= Your goal =
Count lines with the string "that" in them. State the number alone.

====== Excerpted data ======

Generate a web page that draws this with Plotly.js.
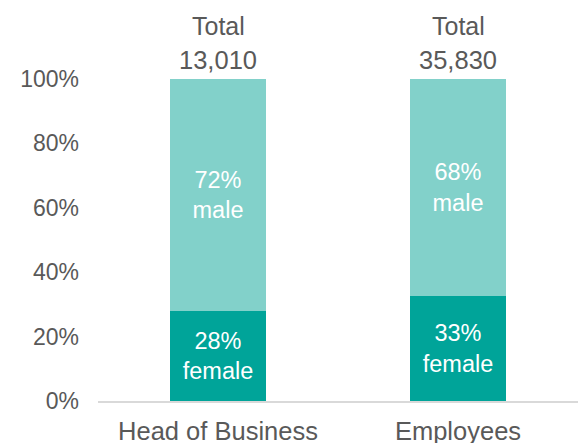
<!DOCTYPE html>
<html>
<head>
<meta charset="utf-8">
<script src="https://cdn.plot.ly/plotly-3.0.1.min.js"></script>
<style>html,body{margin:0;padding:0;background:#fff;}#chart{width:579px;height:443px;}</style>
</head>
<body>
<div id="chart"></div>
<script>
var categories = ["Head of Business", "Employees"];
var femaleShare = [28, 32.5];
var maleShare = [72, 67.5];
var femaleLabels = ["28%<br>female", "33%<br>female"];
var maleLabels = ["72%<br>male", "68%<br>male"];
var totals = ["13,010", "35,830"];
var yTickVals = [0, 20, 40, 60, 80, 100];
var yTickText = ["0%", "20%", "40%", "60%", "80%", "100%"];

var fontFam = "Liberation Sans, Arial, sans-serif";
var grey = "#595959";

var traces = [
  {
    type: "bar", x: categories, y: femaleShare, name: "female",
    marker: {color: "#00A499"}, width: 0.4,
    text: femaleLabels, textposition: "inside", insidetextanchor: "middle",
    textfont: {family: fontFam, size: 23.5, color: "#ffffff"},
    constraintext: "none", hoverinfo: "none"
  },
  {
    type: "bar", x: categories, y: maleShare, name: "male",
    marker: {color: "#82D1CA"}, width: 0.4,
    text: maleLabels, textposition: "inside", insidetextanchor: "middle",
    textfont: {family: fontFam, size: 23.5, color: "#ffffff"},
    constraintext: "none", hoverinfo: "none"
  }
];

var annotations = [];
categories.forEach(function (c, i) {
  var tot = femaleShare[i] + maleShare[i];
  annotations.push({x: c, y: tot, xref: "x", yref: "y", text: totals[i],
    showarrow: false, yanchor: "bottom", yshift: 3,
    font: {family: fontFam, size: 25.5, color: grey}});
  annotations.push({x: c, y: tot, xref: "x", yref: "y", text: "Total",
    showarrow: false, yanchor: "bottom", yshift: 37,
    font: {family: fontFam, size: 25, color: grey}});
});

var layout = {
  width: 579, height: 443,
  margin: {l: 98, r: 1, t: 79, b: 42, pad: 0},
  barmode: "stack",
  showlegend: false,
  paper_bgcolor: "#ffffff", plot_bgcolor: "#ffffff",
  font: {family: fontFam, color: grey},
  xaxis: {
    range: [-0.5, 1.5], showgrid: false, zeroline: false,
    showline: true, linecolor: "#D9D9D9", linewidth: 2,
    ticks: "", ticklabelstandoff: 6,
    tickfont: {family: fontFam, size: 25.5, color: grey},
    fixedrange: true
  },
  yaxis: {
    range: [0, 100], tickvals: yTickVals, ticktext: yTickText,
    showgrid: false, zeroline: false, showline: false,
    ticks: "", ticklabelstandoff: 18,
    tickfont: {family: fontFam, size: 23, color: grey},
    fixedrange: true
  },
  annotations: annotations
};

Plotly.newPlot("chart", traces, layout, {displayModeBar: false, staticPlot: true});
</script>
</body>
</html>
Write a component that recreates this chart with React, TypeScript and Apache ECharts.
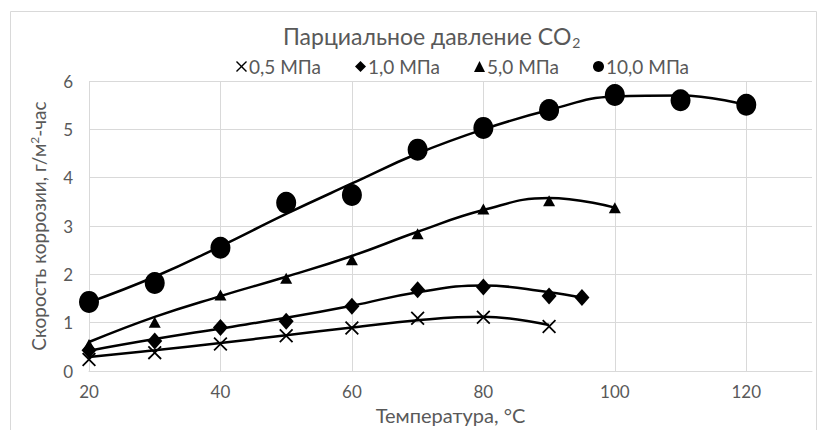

======

= Written response =
2